When she was just four or five days old I put Robin beside Heidi on her bed. Heidi snuggled so close to Robin she was almost on top of her. Heidi put her finger in Robin’s hand and gently pulled Robin’s little hand back and forth. Heidi was smiling from ear to ear as I watched them. The funny thing is Robin was also smiling. I don’t care if people say babies don’t smile. Robin was smiling at Heidi and paying full attention to her. I think that was when these sisters began forming a lifelong bond.
Heidi’s bedroom was next to ours. I could see into her bedroom when I was lying on my bed. Heidi knew Robin loved her. She was very attentive and protective of her new baby sister. When Robin was four weeks old we moved her crib into Heidi’s room. We convinced Heidi that Robin would feel safer if she would stay in her room at night. From that night on Heidi slept in her own room with Robin.
Sometimes when Robin would stir and begin to whine for a feeding I could hear Heidi trying to sooth her by gently talking or singing to her. Many times I would lie listening then Heidi would walk into my room and say, “Mom it isn’t working, you’re going to have to feed her again!” She would put great emphasis on the “again” as if eating was all babies ever did.

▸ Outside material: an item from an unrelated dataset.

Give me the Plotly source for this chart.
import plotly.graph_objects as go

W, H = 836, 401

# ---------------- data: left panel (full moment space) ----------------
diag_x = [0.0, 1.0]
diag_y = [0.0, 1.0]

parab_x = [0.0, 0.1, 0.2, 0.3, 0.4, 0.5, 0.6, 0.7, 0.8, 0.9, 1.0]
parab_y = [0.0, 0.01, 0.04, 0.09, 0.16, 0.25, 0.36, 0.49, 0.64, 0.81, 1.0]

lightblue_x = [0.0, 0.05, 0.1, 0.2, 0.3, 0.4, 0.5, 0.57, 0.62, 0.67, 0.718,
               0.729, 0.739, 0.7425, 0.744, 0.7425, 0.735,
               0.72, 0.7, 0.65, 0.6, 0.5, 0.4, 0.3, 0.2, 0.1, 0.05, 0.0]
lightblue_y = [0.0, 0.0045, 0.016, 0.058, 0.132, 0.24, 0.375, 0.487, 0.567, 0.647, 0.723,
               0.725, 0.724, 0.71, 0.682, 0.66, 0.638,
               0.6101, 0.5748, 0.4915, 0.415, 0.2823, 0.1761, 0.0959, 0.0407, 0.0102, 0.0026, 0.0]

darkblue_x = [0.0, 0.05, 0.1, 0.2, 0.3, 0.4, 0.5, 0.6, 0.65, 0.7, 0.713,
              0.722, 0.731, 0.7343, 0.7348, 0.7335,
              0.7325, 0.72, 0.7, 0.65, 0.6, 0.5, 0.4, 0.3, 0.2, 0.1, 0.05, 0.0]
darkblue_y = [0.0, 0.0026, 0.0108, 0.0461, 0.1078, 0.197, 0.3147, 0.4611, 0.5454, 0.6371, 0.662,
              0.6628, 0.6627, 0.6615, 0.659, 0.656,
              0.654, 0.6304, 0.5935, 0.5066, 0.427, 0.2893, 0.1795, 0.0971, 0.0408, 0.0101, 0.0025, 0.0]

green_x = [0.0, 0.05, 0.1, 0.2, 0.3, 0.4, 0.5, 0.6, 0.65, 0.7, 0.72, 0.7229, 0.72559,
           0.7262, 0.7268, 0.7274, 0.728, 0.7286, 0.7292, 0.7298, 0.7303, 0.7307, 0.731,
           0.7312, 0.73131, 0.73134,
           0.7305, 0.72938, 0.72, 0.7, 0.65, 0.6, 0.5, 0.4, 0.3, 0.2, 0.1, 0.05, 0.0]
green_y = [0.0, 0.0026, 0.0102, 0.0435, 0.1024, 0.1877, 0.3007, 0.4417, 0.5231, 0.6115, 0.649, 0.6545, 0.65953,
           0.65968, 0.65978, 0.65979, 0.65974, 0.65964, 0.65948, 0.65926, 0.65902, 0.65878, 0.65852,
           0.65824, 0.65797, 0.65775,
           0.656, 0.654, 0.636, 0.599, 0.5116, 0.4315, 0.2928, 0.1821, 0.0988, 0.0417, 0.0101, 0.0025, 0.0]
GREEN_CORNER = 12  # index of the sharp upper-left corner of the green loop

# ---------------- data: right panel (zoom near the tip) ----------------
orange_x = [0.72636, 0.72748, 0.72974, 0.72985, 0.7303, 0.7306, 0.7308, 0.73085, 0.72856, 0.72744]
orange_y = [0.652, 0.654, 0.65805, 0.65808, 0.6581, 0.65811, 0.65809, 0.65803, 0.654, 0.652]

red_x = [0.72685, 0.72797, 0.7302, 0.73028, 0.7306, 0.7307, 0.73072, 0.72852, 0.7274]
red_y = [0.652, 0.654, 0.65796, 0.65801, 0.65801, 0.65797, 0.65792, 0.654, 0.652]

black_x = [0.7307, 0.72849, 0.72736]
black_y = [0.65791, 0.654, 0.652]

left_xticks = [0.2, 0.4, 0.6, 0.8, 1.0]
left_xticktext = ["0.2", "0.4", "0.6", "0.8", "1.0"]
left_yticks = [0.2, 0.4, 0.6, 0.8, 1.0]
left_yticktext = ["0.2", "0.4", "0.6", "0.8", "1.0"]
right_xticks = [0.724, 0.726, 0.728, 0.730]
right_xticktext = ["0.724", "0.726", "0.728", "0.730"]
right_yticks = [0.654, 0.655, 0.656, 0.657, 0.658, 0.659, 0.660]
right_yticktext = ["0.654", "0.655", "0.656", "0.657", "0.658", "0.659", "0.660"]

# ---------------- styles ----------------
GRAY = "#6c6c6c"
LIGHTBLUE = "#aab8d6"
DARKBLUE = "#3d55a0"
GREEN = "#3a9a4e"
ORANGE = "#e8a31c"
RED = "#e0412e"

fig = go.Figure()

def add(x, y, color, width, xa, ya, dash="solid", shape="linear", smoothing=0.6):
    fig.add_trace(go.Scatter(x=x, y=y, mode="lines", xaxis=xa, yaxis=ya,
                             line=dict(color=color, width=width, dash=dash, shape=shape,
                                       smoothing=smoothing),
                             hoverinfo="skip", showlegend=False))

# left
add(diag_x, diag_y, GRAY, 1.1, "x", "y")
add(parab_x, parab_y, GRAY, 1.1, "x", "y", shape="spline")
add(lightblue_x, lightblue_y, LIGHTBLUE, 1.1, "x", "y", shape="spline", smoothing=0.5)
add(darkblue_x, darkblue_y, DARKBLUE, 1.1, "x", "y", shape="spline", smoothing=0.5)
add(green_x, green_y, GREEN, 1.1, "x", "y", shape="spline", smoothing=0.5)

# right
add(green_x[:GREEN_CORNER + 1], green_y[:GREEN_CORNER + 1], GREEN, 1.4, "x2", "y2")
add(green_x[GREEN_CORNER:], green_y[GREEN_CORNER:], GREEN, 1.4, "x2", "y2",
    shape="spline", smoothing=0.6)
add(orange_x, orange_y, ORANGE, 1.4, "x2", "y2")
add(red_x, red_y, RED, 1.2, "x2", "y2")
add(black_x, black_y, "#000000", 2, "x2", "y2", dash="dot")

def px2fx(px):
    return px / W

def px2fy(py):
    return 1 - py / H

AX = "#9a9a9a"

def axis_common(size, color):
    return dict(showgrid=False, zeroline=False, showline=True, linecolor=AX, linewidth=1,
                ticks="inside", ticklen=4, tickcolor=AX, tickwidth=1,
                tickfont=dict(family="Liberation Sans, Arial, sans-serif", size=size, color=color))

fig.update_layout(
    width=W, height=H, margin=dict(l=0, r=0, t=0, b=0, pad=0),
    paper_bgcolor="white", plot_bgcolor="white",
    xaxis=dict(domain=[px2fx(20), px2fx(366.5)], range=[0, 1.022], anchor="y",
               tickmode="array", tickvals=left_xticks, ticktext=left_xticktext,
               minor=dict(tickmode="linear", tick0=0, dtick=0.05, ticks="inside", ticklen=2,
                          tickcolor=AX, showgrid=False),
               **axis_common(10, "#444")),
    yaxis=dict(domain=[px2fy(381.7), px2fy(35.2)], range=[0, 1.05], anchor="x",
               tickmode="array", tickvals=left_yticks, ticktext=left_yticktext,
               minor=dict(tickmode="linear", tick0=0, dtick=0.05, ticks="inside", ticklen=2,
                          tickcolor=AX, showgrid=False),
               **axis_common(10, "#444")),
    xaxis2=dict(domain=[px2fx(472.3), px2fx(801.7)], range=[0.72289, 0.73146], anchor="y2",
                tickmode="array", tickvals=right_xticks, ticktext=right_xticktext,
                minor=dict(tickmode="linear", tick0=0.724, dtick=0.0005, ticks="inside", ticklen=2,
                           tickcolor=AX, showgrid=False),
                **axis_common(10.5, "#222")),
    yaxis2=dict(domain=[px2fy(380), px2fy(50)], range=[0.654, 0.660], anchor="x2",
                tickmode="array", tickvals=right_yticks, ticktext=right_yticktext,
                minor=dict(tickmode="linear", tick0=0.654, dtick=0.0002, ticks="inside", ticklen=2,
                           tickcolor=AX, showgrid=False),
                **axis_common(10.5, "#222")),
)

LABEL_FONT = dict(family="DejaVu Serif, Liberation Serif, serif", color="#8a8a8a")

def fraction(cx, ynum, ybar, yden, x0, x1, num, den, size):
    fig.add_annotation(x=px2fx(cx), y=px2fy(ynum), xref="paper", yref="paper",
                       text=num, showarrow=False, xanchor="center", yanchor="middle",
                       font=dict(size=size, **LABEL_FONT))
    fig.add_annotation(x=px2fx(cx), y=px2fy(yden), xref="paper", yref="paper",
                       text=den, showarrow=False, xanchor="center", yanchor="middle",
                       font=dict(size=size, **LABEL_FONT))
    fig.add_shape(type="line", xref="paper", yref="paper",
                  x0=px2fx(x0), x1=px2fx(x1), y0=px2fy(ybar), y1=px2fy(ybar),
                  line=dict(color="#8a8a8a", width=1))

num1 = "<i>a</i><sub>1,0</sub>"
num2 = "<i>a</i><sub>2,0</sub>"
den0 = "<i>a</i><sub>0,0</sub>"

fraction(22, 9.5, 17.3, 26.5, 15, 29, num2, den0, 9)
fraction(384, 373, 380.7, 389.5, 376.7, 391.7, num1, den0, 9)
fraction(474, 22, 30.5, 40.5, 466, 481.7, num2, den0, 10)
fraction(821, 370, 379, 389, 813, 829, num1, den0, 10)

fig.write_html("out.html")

Every time we left the house we put bonnets or hats on Robin to keep people from asking about her head. This is actually a pretty good picture of the lumps caused at her birth. When she was 6 months old we took her to a specialist in Modesto who told us she might have the lumps for 5-6 years. Of course, as circumstance would have it, one of the lumps began to disappear the next week and both totally disappeared during the next 3 weeks.
I’m happy to say Robin never did quit smiling.

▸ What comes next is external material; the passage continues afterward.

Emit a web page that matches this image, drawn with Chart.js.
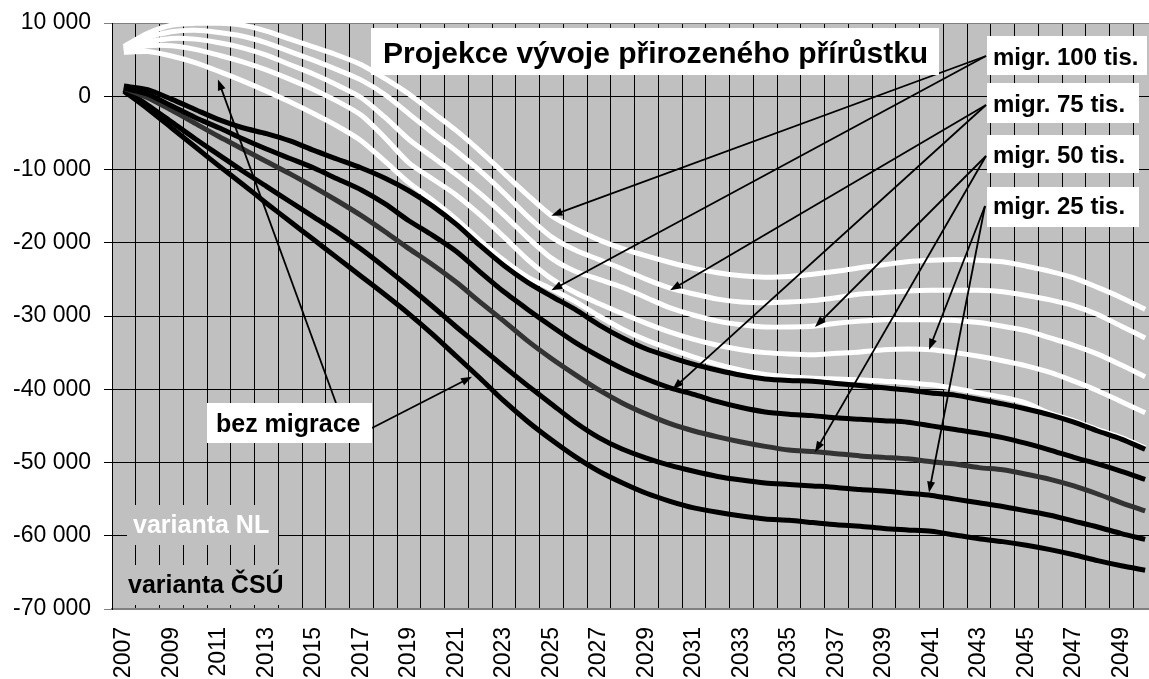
<!DOCTYPE html>
<html>
<head>
<meta charset="utf-8">
<script src="https://cdn.jsdelivr.net/npm/chart.js@4.4.1/dist/chart.umd.min.js"></script>
<style>
  html, body { margin: 0; padding: 0; background: #fff; overflow: hidden; }
  /* plot runs a little past the right edge, like the original picture */
  #wrap { position: absolute; left: 0; top: 0; width: 1170px; height: 679px; }
</style>
</head>
<body>
<div id="wrap"><canvas id="chart"></canvas></div>
<script>
// --- 1. DATA ---
const years = ['2007','2008','2009','2010','2011','2012','2013','2014','2015','2016','2017','2018','2019','2020','2021',
    '2022','2023','2024','2025','2026','2027','2028','2029','2030','2031','2032','2033','2034','2035','2036','2037',
    '2038','2039','2040','2041','2042','2043','2044','2045','2046','2047','2048','2049','2050'];
const shownYears = ['2007','2009','2011','2013','2015','2017','2019','2021','2023','2025','2027','2029','2031','2033',
    '2035','2037','2039','2041','2043','2045','2047','2049'];
const yTicks = [10000, 0, -10000, -20000, -30000, -40000, -50000, -60000, -70000];

// varianta NL (white lines)
const nl100 = [6800, 8600, 9700, 9950, 9950, 9700, 8900, 7800, 6700, 5600, 4300, 2400, 300,
    -2200, -4700, -7500, -10500, -13500, -16300, -18100, -19600, -20800, -21800, -22700, -23500, -24100, -24500, -24700,
    -24600, -24300, -23900, -23400, -23000, -22600, -22400, -22300, -22400, -22600, -23200, -23900, -24800, -26100, -27500, -29100];
const nl75 = [6600, 8000, 8800, 9000, 8700, 8200, 7300, 6100, 4900, 3600, 2200, 200, -2400,
    -5000, -7500, -10200, -13200, -16400, -19200, -21000, -22300, -23600, -25000, -26200, -27000, -27700, -28100, -28200,
    -28100, -27900, -27500, -27000, -26800, -26600, -26500, -26500, -26500, -26700, -27200, -27800, -28600, -29800, -31400, -33000];
const nl50 = [6400, 7400, 7900, 7800, 7300, 6600, 5600, 4300, 3000, 1500, -200, -2900, -5900,
    -8300, -10700, -13300, -16200, -19300, -22100, -23900, -25000, -26100, -27500, -28900, -29900, -30700, -31200, -31500,
    -31500, -31400, -31000, -30700, -30500, -30500, -30500, -30600, -30900, -31400, -32000, -33000, -34000, -35200, -36700, -38300];
const nl25 = [6200, 6900, 6900, 6400, 5600, 4700, 3600, 2300, 900, -700, -2600, -5700, -9100,
    -11300, -13500, -16200, -19200, -22300, -24900, -26800, -28300, -29700, -31000, -32200, -33200, -34000, -34600, -35000,
    -35200, -35300, -35100, -34900, -34600, -34500, -34600, -35000, -35500, -36100, -36800, -37700, -38900, -40200, -41700, -43200];
const nl0 = [6000, 6100, 5500, 4600, 3400, 2100, 700, -800, -2400, -4100, -6100, -8900, -11800,
    -14200, -16800, -19700, -22400, -24700, -26300, -28000, -30000, -31800, -33300, -34500, -35600, -36600, -37400, -38000,
    -38300, -38500, -38600, -38700, -38900, -39100, -39400, -39900, -40500, -41100, -41900, -43300, -44300, -45500, -46600, -48000];

// varianta ČSÚ (black lines, 50 tis. in dark grey)
const csu100 = [1400, 900, -400, -1800, -3200, -4300, -5100, -6100, -7400, -8600, -9800, -11200, -12900,
    -15000, -17500, -20400, -23100, -25400, -27300, -29100, -31200, -33000, -34500, -35600, -36600, -37400, -38100, -38600,
    -38800, -38900, -39200, -39500, -39800, -40100, -40500, -40800, -41400, -42000, -42700, -43500, -44500, -45700, -46800, -48200];
const csu75 = [1100, 300, -1300, -2900, -4300, -5800, -7200, -8500, -9800, -11300, -12800, -14700, -17000,
    -19000, -21200, -24000, -26700, -29100, -31400, -33600, -35500, -37200, -38600, -39800, -40700, -41700, -42500, -43100,
    -43400, -43600, -43900, -44100, -44300, -44500, -45000, -45500, -46000, -46600, -47400, -48300, -49300, -50200, -51200, -52300];
const csu50 = [1100, -200, -1900, -3700, -5500, -7200, -8900, -10600, -12400, -14300, -16300, -18500, -20800,
    -23000, -25400, -28100, -30700, -33400, -35800, -38000, -40100, -41900, -43400, -44700, -45700, -46500, -47200, -47800,
    -48300, -48500, -48800, -49100, -49300, -49500, -49900, -50200, -50700, -51000, -51600, -52300, -53200, -54300, -55500, -56600];
const csu25 = [900, -1200, -3500, -5800, -8000, -10200, -12300, -14400, -16500, -18600, -20900, -23400, -26000,
    -28700, -31500, -34200, -36900, -39500, -42000, -44500, -46600, -48200, -49400, -50400, -51200, -51900, -52400, -52800,
    -53000, -53200, -53400, -53700, -53900, -54200, -54500, -55000, -55500, -56000, -56600, -57200, -58000, -58800, -59700, -60500];
const csu0 = [700, -1700, -4300, -6900, -9500, -12000, -14600, -17100, -19600, -22100, -24600, -27100, -29700,
    -32500, -35500, -38500, -41600, -44400, -46900, -49200, -51200, -52800, -54200, -55300, -56200, -56800, -57300, -57700,
    -57900, -58200, -58500, -58700, -59000, -59200, -59400, -59900, -60400, -60800, -61300, -61900, -62600, -63400, -64100, -64700];

// --- 2. ANNOTATIONS (boxes in page pixels, arrow tips in [year index, value]) ---
const FONT = "'Liberation Sans', Arial, sans-serif";
const boxes = [
    { text: 'Projekce vývoje přirozeného přírůstku', x: 371, y: 28, w: 568, h: 47, tx: 383, ty: 63, size: 30, color: '#000', bg: '#fff' },
    { text: 'migr. 100 tis.', x: 987, y: 36, w: 160, h: 39, tx: 993, ty: 65, size: 24, color: '#000', bg: '#fff' },
    { text: 'migr. 75 tis.', x: 987, y: 83, w: 152, h: 40, tx: 993, ty: 112, size: 24, color: '#000', bg: '#fff' },
    { text: 'migr. 50 tis.', x: 987, y: 135, w: 152, h: 38, tx: 993, ty: 163, size: 24, color: '#000', bg: '#fff' },
    { text: 'migr. 25 tis.', x: 987, y: 187, w: 152, h: 40, tx: 993, ty: 214, size: 24, color: '#000', bg: '#fff' },
    { text: 'bez migrace', x: 207, y: 403, w: 165, h: 40, tx: 216, ty: 432, size: 25, color: '#000', bg: '#fff' },
    { text: 'varianta NL', x: 127, y: 505, w: 151, h: 40, tx: 133, ty: 533, size: 25, color: '#fff', bg: '#c0c0c0' },
    { text: 'varianta ČSÚ', x: 124, y: 565, w: 164, h: 40, tx: 128, ty: 593, size: 25, color: '#000', bg: '#c0c0c0' }
];
const arrows = [
    { from: [986, 56], to: [18, -16300] },
    { from: [986, 56], to: [18, -26500] },
    { from: [986, 105], to: [23, -26500] },
    { from: [986, 105], to: [23.1, -40000] },
    { from: [986, 156], to: [29.1, -31500] },
    { from: [986, 156], to: [29.1, -48600] },
    { from: [985, 206], to: [33.9, -34600] },
    { from: [985, 206], to: [33.9, -54100] },
    { from: [336, 403], to: [3.96, 2300] },
    { from: [372, 428], to: [14.66, -38300] }
];

function fmt(v) {
    const s = String(Math.abs(v)).replace(/\B(?=(\d{3})+(?!\d))/g, ' ');
    return v < 0 ? '-' + s : s;
}

function drawArrow(ctx, x0, y0, x1, y1) {
    const ang = Math.atan2(y1 - y0, x1 - x0);
    const len = 11, half = 4;
    const c = Math.cos(ang), s = Math.sin(ang);
    ctx.beginPath();
    ctx.moveTo(x0, y0);
    ctx.lineTo(x1 - c * len * 0.8, y1 - s * len * 0.8);
    ctx.stroke();
    ctx.beginPath();
    ctx.moveTo(x1, y1);
    ctx.lineTo(x1 - len * c + half * s, y1 - len * s - half * c);
    ctx.lineTo(x1 - len * c - half * s, y1 - len * s + half * c);
    ctx.closePath();
    ctx.fill();
}

const notesPlugin = {
    id: 'notes',
    beforeDraw(chart) {
        const { ctx, chartArea: a } = chart;
        ctx.save();
        ctx.fillStyle = '#c0c0c0';
        ctx.fillRect(a.left, a.top, a.right - a.left, a.bottom - a.top);
        ctx.restore();
    },
    afterDatasetsDraw(chart) {
        const { ctx, scales: { x, y } } = chart;
        ctx.save();
        ctx.strokeStyle = '#000';
        ctx.fillStyle = '#000';
        ctx.lineWidth = 1.8;
        arrows.forEach(ar => {
            drawArrow(ctx, ar.from[0], ar.from[1], x.getPixelForValue(ar.to[0]), y.getPixelForValue(ar.to[1]));
        });
        boxes.forEach(b => {
            ctx.fillStyle = b.bg;
            ctx.fillRect(b.x, b.y, b.w, b.h);
            ctx.fillStyle = b.color;
            ctx.font = 'bold ' + b.size + 'px ' + FONT;
            ctx.textAlign = 'left';
            ctx.textBaseline = 'alphabetic';
            ctx.fillText(b.text, b.tx, b.ty);
        });
        ctx.restore();
    }
};

// --- 3. CHART ---
const line = (label, data, color, order) => ({
    label, data, borderColor: color, borderWidth: 5, order, fill: false
});

new Chart(document.getElementById('chart'), {
    type: 'line',
    data: {
        labels: years,
        datasets: [
            line('NL migr. 100 tis.', nl100, '#ffffff', 2),
            line('NL migr. 75 tis.', nl75, '#ffffff', 2),
            line('NL migr. 50 tis.', nl50, '#ffffff', 2),
            line('NL migr. 25 tis.', nl25, '#ffffff', 2),
            line('NL bez migrace', nl0, '#ffffff', 2),
            line('ČSÚ migr. 100 tis.', csu100, '#000000', 1),
            line('ČSÚ migr. 75 tis.', csu75, '#000000', 1),
            line('ČSÚ migr. 50 tis.', csu50, '#333333', 1),
            line('ČSÚ migr. 25 tis.', csu25, '#000000', 1),
            line('ČSÚ bez migrace', csu0, '#000000', 1)
        ]
    },
    options: {
        responsive: true,
        maintainAspectRatio: false,
        animation: false,
        layout: { padding: { top: 23, right: 13, bottom: 0, left: 0 } },
        elements: { point: { radius: 0 }, line: { tension: 0.25 } },
        plugins: { legend: { display: false }, tooltip: { enabled: false } },
        scales: {
            x: {
                offset: true,
                grid: { offset: true, color: '#000', lineWidth: 1, drawTicks: false },
                border: { color: '#808080', width: 2 },
                ticks: {
                    autoSkip: false, minRotation: 90, maxRotation: 90, padding: 18, color: '#000',
                    font: { family: FONT, size: 23 },
                    callback: (v, i) => shownYears.includes(years[i]) ? years[i] : ''
                },
                afterFit: s => { s.height = 70; s.paddingLeft = 0; s.paddingRight = 0; }
            },
            y: {
                min: -70000, max: 10000,
                afterBuildTicks: s => { s.ticks = yTicks.map(v => ({ value: v })); },
                grid: {
                    color: c => (c.tick && (c.tick.value === 10000 || c.tick.value === -70000)) ? '#808080' : '#000',
                    lineWidth: 1, tickLength: 8
                },
                border: { color: '#000', width: 1 },
                ticks: { padding: 13, color: '#000', font: { family: FONT, size: 23 }, callback: v => fmt(v) },
                afterFit: s => { s.width = 112; s.paddingTop = 0; s.paddingBottom = 0; }
            }
        }
    },
    plugins: [notesPlugin]
});
</script>
</body>
</html>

During our first visit to my parent’s house to share Robin I told them of the doctor rubbing Robin’s feet to make her breathe. Dad promptly unwrapped her little feet and rubbed them. From then on every time we visited my parents while she was a baby dad would spend his turn rubbing her feet. As she grew older she would seek him out, shoes and socks in hand, climb on his lap and enjoy her “grandpa time” giggling as he would rub and tickle her feet.
Robin told me Jeff continues the tradition. She said he rubs her feet in the evenings while the two of them enjoy their last hour of the day watching TV with the kids tucked away in their beds.
Robin was the last one of us to see my dad the day he died. She spent her time with him telling him what was going on in the family, how much we missed him at home, and rubbing his feet.